*Short problem*
Give back only the lines from the one that contains "Rebuild this chart" through the one that contains "6.0, 6.9, 8.2, 9.5, 10.7, 11.7, 13.2, 15.7, 19.0, 24.3];", word for word and without images.
===== Raw records
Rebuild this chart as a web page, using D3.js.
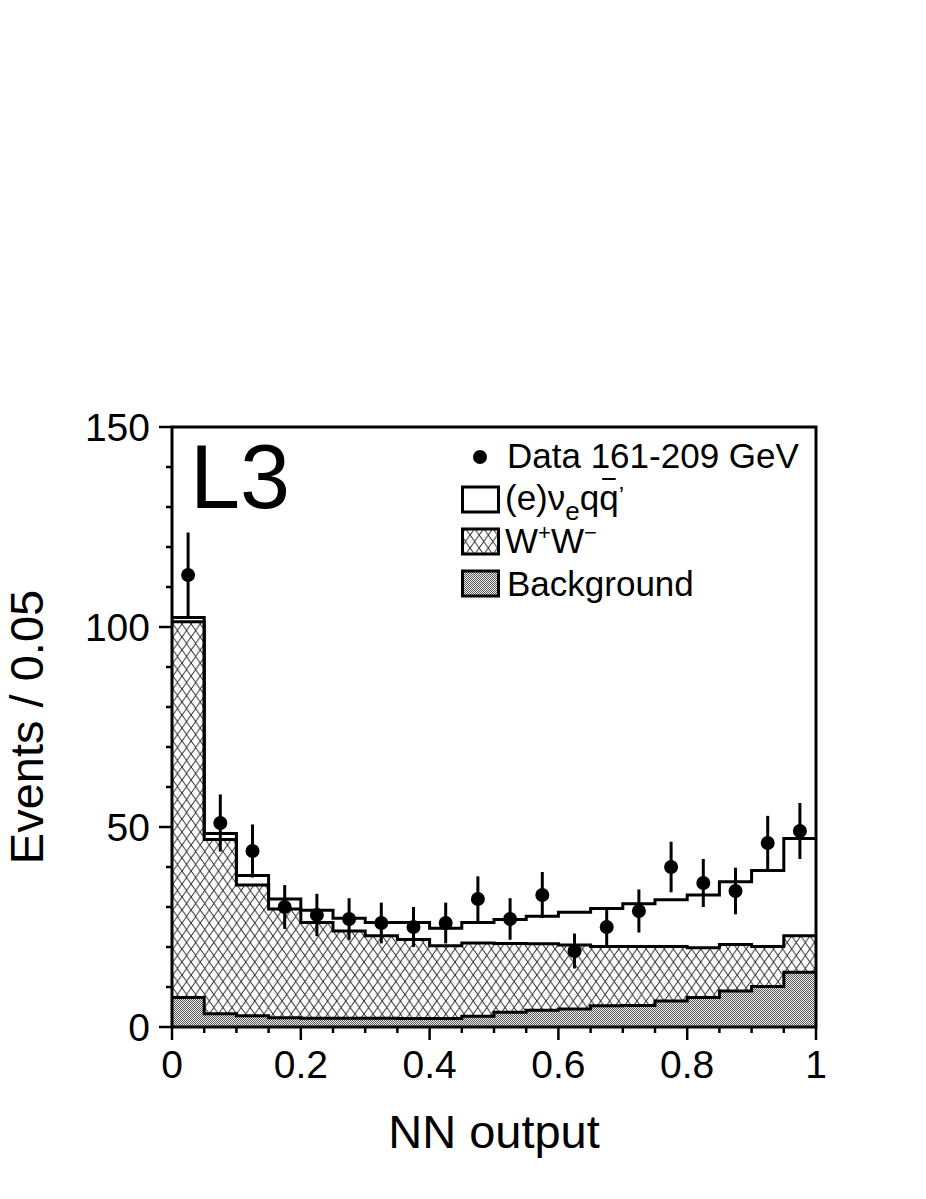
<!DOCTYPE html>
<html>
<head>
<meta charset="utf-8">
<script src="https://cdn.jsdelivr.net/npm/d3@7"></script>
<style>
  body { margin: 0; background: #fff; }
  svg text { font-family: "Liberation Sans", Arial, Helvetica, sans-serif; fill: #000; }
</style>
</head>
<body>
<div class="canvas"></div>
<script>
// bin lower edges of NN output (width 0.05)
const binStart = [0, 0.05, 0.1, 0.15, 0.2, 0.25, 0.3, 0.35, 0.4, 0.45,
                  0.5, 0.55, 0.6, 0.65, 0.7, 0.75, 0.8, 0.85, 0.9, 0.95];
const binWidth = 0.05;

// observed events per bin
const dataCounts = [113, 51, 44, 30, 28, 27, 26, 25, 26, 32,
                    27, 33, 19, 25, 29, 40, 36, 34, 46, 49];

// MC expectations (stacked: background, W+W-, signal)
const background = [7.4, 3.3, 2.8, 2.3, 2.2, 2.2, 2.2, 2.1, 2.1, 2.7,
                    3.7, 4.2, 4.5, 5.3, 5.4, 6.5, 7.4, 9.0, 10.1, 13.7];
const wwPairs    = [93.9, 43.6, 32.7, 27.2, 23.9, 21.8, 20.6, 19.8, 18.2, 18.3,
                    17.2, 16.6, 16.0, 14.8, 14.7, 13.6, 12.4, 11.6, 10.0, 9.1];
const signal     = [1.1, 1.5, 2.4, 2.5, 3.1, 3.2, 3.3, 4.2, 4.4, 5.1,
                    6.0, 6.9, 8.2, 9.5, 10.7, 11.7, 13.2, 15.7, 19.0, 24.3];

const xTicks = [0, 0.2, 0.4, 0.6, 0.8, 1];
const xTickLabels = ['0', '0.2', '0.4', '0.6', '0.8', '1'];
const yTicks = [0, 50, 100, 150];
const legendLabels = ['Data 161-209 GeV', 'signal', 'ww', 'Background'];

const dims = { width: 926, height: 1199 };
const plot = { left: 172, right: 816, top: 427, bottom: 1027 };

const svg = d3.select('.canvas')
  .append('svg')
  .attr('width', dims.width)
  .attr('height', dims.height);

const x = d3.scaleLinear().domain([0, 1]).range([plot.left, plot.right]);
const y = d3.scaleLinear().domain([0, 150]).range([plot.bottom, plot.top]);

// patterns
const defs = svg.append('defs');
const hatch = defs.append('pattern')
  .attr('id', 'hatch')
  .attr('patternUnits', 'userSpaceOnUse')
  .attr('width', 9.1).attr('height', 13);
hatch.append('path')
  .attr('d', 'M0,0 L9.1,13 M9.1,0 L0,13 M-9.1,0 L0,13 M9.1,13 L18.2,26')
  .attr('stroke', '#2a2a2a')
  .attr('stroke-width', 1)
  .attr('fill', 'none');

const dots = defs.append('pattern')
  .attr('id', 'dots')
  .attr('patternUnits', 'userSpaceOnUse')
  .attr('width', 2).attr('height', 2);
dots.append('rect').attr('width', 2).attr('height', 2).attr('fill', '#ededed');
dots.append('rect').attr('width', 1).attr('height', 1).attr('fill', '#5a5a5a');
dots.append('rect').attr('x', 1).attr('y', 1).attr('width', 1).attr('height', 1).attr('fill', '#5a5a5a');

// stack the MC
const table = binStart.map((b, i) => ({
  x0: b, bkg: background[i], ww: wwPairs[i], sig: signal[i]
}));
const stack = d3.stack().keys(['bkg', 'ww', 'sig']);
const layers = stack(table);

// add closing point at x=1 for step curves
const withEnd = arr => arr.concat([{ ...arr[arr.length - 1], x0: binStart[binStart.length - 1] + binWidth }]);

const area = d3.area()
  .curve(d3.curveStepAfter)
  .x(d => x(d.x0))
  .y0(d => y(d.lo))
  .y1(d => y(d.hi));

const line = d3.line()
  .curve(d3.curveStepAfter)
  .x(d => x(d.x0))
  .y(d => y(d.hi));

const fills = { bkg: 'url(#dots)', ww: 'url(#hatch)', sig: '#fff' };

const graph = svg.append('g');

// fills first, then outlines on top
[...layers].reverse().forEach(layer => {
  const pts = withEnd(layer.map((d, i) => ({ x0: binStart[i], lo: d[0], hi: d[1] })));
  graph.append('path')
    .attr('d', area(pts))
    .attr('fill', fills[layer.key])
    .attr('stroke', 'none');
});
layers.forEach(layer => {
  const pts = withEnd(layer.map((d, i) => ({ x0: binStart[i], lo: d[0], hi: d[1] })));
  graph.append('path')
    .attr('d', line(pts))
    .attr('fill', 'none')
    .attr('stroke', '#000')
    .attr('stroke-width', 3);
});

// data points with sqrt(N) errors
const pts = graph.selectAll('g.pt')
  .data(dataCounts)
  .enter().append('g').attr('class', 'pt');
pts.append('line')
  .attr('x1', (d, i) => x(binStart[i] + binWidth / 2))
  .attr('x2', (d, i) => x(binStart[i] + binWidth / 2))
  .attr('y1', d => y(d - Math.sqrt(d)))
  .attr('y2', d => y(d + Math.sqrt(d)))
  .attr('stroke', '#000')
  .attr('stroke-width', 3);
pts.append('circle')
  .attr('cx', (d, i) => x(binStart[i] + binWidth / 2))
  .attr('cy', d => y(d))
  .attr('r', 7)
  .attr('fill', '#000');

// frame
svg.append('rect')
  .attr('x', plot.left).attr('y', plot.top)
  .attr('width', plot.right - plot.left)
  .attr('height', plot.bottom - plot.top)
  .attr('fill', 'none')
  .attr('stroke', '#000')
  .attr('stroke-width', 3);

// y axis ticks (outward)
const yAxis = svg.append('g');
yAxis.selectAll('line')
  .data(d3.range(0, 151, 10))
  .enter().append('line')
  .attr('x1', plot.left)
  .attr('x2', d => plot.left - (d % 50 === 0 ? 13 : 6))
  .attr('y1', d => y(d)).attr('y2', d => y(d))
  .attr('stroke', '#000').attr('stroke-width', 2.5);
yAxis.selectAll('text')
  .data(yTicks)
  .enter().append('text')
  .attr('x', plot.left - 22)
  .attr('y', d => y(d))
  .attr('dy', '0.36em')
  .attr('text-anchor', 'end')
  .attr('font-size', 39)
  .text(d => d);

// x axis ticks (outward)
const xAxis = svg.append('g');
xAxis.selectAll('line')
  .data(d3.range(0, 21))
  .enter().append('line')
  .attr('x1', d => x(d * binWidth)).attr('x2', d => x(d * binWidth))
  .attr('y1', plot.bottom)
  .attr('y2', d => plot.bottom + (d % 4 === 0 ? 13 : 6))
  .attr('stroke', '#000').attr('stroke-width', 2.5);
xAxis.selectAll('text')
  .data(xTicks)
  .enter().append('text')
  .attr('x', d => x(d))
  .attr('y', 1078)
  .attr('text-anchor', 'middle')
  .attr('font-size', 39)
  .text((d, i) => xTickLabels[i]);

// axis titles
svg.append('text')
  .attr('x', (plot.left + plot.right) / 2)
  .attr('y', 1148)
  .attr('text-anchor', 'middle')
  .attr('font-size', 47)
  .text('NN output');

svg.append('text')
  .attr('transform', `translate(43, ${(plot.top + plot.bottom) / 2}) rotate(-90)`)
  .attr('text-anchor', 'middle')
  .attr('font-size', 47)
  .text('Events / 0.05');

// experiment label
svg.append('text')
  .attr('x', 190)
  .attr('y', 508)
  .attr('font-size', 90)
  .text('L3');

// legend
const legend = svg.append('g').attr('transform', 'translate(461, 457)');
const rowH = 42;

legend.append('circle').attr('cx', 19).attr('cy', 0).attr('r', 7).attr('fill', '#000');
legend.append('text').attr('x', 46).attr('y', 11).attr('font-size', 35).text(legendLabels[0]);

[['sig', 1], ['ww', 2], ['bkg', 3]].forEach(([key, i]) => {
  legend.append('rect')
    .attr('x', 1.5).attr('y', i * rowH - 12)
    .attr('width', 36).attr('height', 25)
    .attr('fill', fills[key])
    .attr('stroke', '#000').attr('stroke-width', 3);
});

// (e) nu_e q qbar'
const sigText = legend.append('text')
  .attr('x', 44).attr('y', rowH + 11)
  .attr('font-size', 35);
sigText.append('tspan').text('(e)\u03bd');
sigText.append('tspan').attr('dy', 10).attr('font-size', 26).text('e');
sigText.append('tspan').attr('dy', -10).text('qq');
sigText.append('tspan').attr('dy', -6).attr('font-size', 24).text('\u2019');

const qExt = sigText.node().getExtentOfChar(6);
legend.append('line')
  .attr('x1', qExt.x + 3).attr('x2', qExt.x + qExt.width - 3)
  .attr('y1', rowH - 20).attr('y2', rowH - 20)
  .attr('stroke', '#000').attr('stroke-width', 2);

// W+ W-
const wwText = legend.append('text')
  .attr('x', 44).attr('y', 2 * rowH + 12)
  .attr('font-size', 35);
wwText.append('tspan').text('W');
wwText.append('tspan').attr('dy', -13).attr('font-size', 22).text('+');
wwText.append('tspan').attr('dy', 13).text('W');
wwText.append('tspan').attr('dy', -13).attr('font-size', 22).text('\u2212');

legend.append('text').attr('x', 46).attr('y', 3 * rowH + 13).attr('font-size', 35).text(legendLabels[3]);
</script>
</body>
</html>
==========
===== Raw records
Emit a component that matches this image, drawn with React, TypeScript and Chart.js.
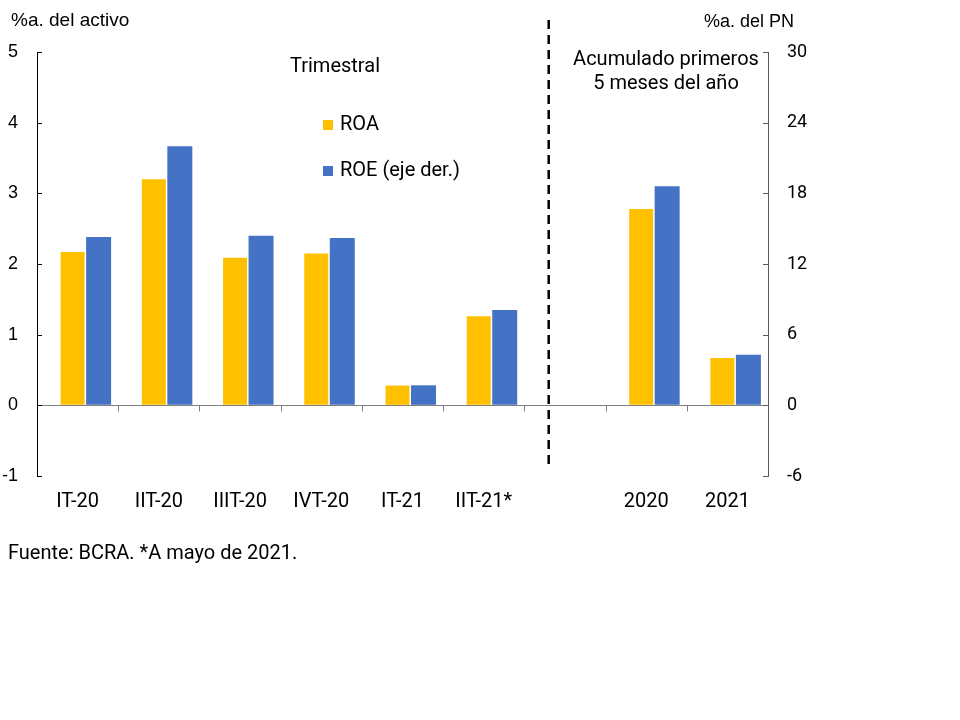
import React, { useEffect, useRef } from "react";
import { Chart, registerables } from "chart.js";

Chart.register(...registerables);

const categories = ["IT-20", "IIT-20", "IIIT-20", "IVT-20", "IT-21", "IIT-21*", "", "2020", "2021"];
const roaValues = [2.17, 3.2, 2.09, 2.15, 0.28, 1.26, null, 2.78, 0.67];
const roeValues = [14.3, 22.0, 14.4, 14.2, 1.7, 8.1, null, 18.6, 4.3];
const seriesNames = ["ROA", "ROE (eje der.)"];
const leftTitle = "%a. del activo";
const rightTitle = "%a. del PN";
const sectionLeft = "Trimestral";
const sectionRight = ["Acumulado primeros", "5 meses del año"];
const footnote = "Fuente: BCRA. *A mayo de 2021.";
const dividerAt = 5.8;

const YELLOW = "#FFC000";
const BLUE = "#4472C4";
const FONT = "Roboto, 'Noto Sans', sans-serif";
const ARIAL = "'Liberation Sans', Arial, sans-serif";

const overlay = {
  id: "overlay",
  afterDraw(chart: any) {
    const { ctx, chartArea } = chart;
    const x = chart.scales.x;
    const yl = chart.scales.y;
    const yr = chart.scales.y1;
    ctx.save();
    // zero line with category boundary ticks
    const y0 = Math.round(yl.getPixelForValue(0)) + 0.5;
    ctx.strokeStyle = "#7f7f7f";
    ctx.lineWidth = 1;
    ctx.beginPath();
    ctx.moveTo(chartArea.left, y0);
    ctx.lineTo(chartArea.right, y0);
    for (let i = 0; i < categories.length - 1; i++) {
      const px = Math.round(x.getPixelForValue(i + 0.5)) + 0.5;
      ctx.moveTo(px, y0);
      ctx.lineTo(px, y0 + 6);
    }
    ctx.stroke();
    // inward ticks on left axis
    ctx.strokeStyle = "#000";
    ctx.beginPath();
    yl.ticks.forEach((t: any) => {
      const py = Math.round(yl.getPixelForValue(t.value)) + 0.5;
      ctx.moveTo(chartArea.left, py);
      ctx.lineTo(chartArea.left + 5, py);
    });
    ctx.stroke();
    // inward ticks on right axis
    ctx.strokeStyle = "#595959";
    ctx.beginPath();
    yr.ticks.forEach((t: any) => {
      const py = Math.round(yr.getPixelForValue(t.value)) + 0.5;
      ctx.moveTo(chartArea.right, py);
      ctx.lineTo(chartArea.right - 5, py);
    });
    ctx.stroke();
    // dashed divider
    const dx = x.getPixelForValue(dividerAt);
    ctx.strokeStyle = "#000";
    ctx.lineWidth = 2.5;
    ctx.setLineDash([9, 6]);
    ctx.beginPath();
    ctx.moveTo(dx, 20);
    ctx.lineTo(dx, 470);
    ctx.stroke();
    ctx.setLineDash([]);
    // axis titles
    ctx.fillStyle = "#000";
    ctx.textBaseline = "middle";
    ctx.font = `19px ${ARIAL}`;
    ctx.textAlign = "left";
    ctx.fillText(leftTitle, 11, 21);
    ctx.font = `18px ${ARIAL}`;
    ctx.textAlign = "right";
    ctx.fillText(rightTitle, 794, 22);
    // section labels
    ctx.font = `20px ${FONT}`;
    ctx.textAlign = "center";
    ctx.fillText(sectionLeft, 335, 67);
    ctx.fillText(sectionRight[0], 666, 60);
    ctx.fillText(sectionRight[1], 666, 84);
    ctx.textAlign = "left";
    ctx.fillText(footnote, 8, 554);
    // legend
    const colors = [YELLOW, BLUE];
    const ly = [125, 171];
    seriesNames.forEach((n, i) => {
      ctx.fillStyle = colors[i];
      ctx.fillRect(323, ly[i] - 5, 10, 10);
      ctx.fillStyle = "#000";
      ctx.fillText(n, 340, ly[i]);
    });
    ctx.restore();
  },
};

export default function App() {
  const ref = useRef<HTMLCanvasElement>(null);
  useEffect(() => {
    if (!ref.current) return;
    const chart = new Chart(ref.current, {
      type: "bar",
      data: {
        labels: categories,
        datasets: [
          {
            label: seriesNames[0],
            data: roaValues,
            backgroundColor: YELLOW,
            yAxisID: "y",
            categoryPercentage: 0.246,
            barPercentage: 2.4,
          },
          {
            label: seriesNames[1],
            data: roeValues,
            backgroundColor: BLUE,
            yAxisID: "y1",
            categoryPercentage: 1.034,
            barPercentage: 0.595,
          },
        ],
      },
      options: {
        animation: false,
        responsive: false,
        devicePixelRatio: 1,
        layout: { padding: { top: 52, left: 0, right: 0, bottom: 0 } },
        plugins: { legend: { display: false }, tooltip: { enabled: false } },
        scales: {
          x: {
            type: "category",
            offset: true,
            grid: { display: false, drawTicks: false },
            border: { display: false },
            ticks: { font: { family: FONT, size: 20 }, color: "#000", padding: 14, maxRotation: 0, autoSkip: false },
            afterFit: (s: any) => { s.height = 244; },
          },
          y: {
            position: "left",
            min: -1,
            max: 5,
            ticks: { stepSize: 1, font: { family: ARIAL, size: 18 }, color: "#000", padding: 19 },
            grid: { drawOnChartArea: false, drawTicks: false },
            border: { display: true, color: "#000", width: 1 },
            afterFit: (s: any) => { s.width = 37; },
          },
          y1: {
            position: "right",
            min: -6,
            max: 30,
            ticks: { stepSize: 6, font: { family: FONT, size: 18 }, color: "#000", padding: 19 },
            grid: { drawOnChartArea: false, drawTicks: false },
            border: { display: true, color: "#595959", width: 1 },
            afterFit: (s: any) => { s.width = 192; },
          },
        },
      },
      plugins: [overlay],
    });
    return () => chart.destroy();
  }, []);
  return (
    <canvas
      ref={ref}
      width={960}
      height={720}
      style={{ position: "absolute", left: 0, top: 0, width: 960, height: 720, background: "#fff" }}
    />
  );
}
==========
*Written reply*
Rebuild this chart as a web page, using D3.js.
<!DOCTYPE html>
<html>
<head>
<meta charset="utf-8">
<script src="https://cdn.jsdelivr.net/npm/d3@7"></script>
<style>
  body { margin: 0; background: #fff; }
  svg text { font-family: "Liberation Sans", Arial, Helvetica, sans-serif; fill: #000; }
</style>
</head>
<body>
<div class="canvas"></div>
<script>
// bin lower edges of NN output (width 0.05)
const binStart = [0, 0.05, 0.1, 0.15, 0.2, 0.25, 0.3, 0.35, 0.4, 0.45,
                  0.5, 0.55, 0.6, 0.65, 0.7, 0.75, 0.8, 0.85, 0.9, 0.95];
const binWidth = 0.05;

// observed events per bin
const dataCounts = [113, 51, 44, 30, 28, 27, 26, 25, 26, 32,
                    27, 33, 19, 25, 29, 40, 36, 34, 46, 49];

// MC expectations (stacked: background, W+W-, signal)
const background = [7.4, 3.3, 2.8, 2.3, 2.2, 2.2, 2.2, 2.1, 2.1, 2.7,
                    3.7, 4.2, 4.5, 5.3, 5.4, 6.5, 7.4, 9.0, 10.1, 13.7];
const wwPairs    = [93.9, 43.6, 32.7, 27.2, 23.9, 21.8, 20.6, 19.8, 18.2, 18.3,
                    17.2, 16.6, 16.0, 14.8, 14.7, 13.6, 12.4, 11.6, 10.0, 9.1];
const signal     = [1.1, 1.5, 2.4, 2.5, 3.1, 3.2, 3.3, 4.2, 4.4, 5.1,
                    6.0, 6.9, 8.2, 9.5, 10.7, 11.7, 13.2, 15.7, 19.0, 24.3];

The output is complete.